Builder pattern allows you to construct objects cleanly in a valid state with both required and optional parameters. The basic premise can be expressed in code as such:
MyObject myobj = new MyObject.Builder(requiredParam1,requiredParam2).optionalParam1(opt1).optionalParam2(opt2).build();

Generics - avoid raw types in new code. Don't ignore compiler warnings. Annotate local variables with @SuppressWarnings rather than the entire method / class. Use bounded wildcards to increase applicability of APIs. 3 take home points for paramterized methods:
  • Parameterize using <? extends T> for reading from a Collection
  • Parameterize using <? super T> for writing to a Collection
  • Parameterize using <T> for methods that both read and write
If a type variable appears only once in a method signature then consider using a wildcard.

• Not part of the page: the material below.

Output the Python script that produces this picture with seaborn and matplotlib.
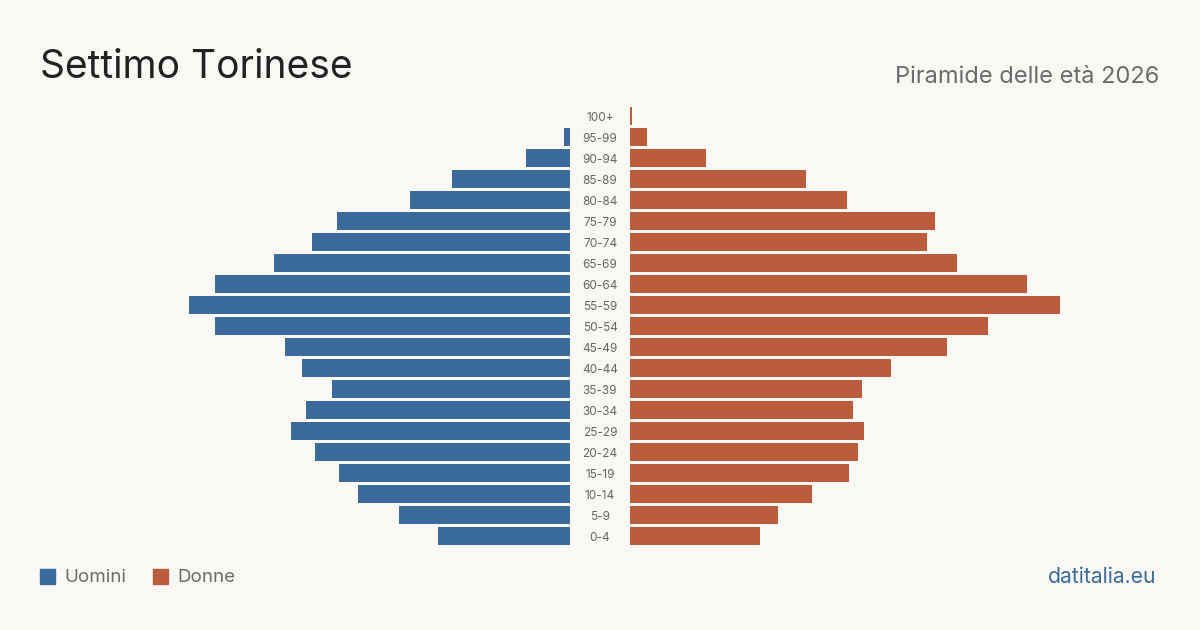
import matplotlib.pyplot as plt
import matplotlib.transforms as mtransforms
import pandas as pd
import seaborn as sns

sns.set_theme(style="white")
plt.rcParams["font.family"] = ["Inter", "DejaVu Sans"]

BG = "#f9f8f4"
BLUE = "#3b6b9b"
ORANGE = "#bb5d3c"

age_groups = ["100+", "95-99", "90-94", "85-89", "80-84", "75-79", "70-74",
              "65-69", "60-64", "55-59", "50-54", "45-49", "40-44", "35-39",
              "30-34", "25-29", "20-24", "15-19", "10-14", "5-9", "0-4"]
men = [0, 28, 205, 549, 744, 1083, 1200, 1376, 1651, 1772, 1651, 1325,
       1246, 1107, 1228, 1297, 1186, 1074, 986, 795, 614]
women = [9, 79, 353, 818, 1009, 1418, 1381, 1521, 1846, 2000, 1665, 1474,
         1214, 1079, 1037, 1088, 1060, 1018, 846, 688, 605]

df = pd.DataFrame({"age": age_groups, "men": men, "women": women})

W, H = 1200, 630
fig = plt.figure(figsize=(12, 6.3), dpi=100, facecolor=BG)

# pixel geometry
half_w = 460
top, bottom = 105.5, 546.5
xmax = 2140

def px_axes(x0, x1):
    return fig.add_axes([x0 / W, 1 - bottom / H, (x1 - x0) / W, (bottom - top) / H])

ax_l = px_axes(570 - half_w, 570)
ax_r = px_axes(630, 630 + half_w)

sns.barplot(data=df, x="men", y="age", order=age_groups, color=BLUE,
            saturation=1, width=0.81, linewidth=0, ax=ax_l)
sns.barplot(data=df, x="women", y="age", order=age_groups, color=ORANGE,
            saturation=1, width=0.81, linewidth=0, ax=ax_r)

ax_l.set_xlim(xmax, 0)
ax_r.set_xlim(0, xmax)
for ax in (ax_l, ax_r):
    ax.set_facecolor("none")
    ax.set_ylim(len(age_groups) - 0.5, -0.5)
    ax.set_xlabel("")
    ax.set_ylabel("")
    ax.set_xticks([])
    ax.set_yticks([])
    sns.despine(ax=ax, left=True, bottom=True)

trans = mtransforms.blended_transform_factory(ax_r.transAxes, ax_r.transData)
for i, lab in enumerate(age_groups):
    ax_r.text(-30 / half_w, i + 0.08, lab, transform=trans, ha="center",
              va="center", fontsize=8.5, color="#666666")

fig.text(40 / W, 1 - 67 / H, "Settimo Torinese", fontsize=28, color="#222222",
         ha="left", va="center")
fig.text(1159 / W, 1 - 77 / H, "Piramide delle età 2026", fontsize=17,
         color="#6b6b6b", ha="right", va="center")

# legend
for x0, col, lab in [(40, BLUE, "Uomini"), (153, ORANGE, "Donne")]:
    fig.patches.append(plt.Rectangle((x0 / W, 1 - 584 / H), 15 / W, 15 / H,
                                     color=col, transform=fig.transFigure))
    fig.text((x0 + 24) / W, 1 - 577 / H, lab, fontsize=13.5, color="#6b6b6b",
             ha="left", va="center")

fig.text(1156 / W, 1 - 577 / H, "datitalia.eu", fontsize=15.2, color=BLUE,
         ha="right", va="center")

fig.savefig("out.png", dpi=100, facecolor=BG)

Avoid using bounded wildcards in return types. Generics and arrays don't mix well - consider using generics wherever possible.

Java EE 5 Blueprints

Filter.doFilter() may run in a different thread than the Servlet.service() method. The Servlet API does not use NIO, however it is possible to implement it yourself. New annotations may make web.xml optional.

The JSP and JSF EL have been unified. # is now reserved in JSP 2.1. The javax.faces.ViewState hidden field (for client side state) will be standardized. Include this field in your AJAX postback. Application-wide configuration of JSF resource bundles will be possible in faces-config.xml. The <f:verbatim> tag is no longer needed to interleave HTML and JSF content. @PostConstruct and @PreDestroy annotations will be supported for JSF managed beans.

WADL

WADL - Web Application Description Language. As a colleague of mine put it - it's WSDL for REST! And IMO that's almost what it is. It's all in good intent to introduce WADL - a formal definition of your REST resources, allows you to automatically stub out code in your favorite language, aids testing. However WADL has many rough edges and I don't see myself using it anytime soon until those have been addressed - overloaded / loosely typed query parameters, security, non-standard content negotiation, et al.